Tabish Khan the @LondonArtCritic picks his exhibitions to see in December – check before you visit as they will close over the festive period. Each one comes with a concise review to help you decide whether it’s for you. Those looking for more exhibitions should check out his top shows to see before the end of 2021, where all are still open to visit.
David Shrigley: Mayfair Tennis Ball Exchange @ Stephen Friedman Gallery
Normally you trade in old items for new ones, as many of us do for mobile phones. But now you can switch that up by taking a battered old tennis ball and getting a fluffy one in exchange at David Shrigley’s new conceptual exhibition. It’s great to see how the old ones are holding up, inscribed with various messages, and it’ll evolve over the run of the show. Yes it has a message around consumer culture; it’s also a lot of fun. Until 8 January.
Henrik Uldalen: Love in Exile @ JD Malat Gallery
A face appears to dissolve into air in a brilliant figurative painting by Henrik Uldalen. I’ve been following his work for years and this feels like his strongest, and darkest, show to date. He’s clearly influenced by the Old Masters and it shows in these skilfully executed works, including those where a blowtorch has been used to literally melt them away. Until 8 January.
It’s a Magda Archer Christmas @ Karsten Schubert London
We can’t have a December list of shows without a Christmas themed one, and such a fun one at that. Complete with Christmas Tree Magda’s works have a lot of fun with a cutesy character under a bedsheet asking ‘is it over yet’ and other witty paintings that come with buckets of sweets and a Christmas tree in the gallery. Until 22 December.
Small is Beautiful @ Flowers, Cork Street
This annual exhibition of small works is always a treat as dozens of artists contribute small scale work to fill the gallery with pocket sized paintings, drawings, sculpture and a wonderful kinetic installation by Tim Lewis where you can turn the handle to make a cat draw itself. Until 8 January.

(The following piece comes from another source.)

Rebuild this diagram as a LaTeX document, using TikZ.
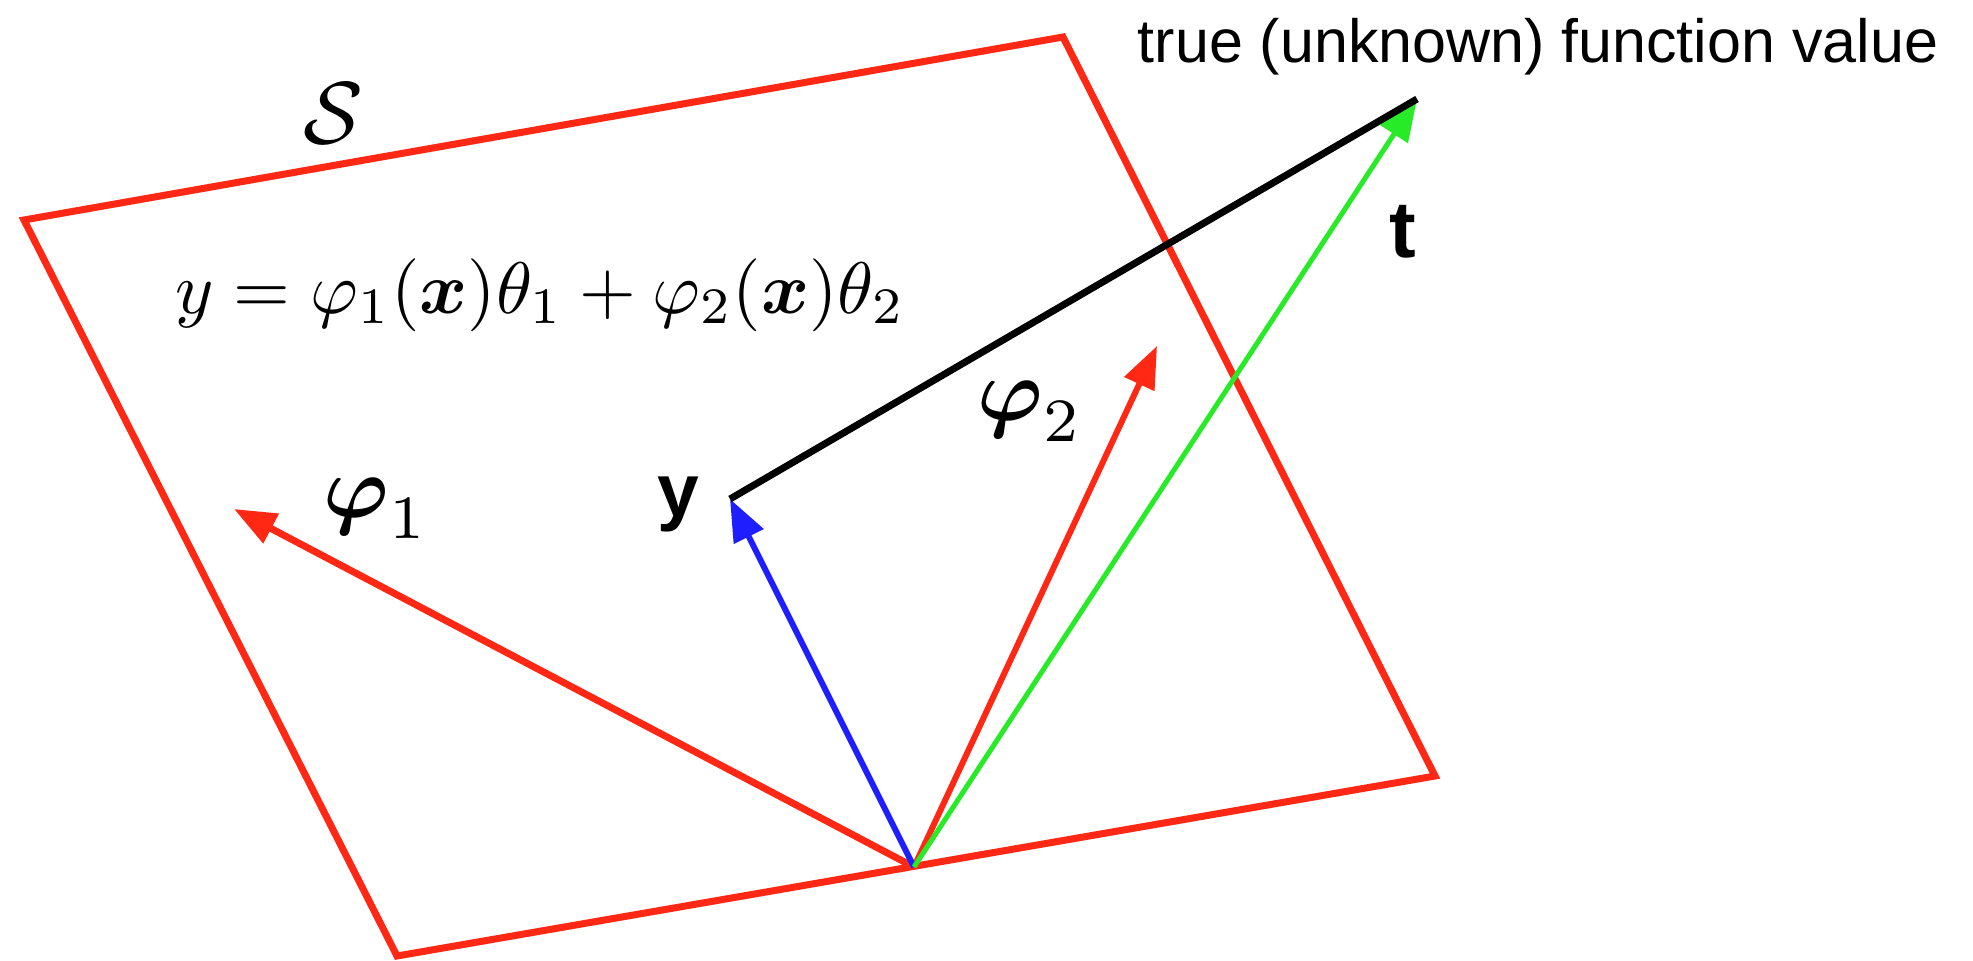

Billie Zangewa: Running Water @ Lehmann Maupin
A woman sits on the bed working on her laptop with her child next to her, together but in two separate worlds. This is the artist herself on a tapestry representing her lockdown life. With chunks cut out of each work these scenes of modern day domesticity are purposefully incomplete much like the hazy memories we’ve developed over the last few years that have felt surreal to all of us. Until 8 January.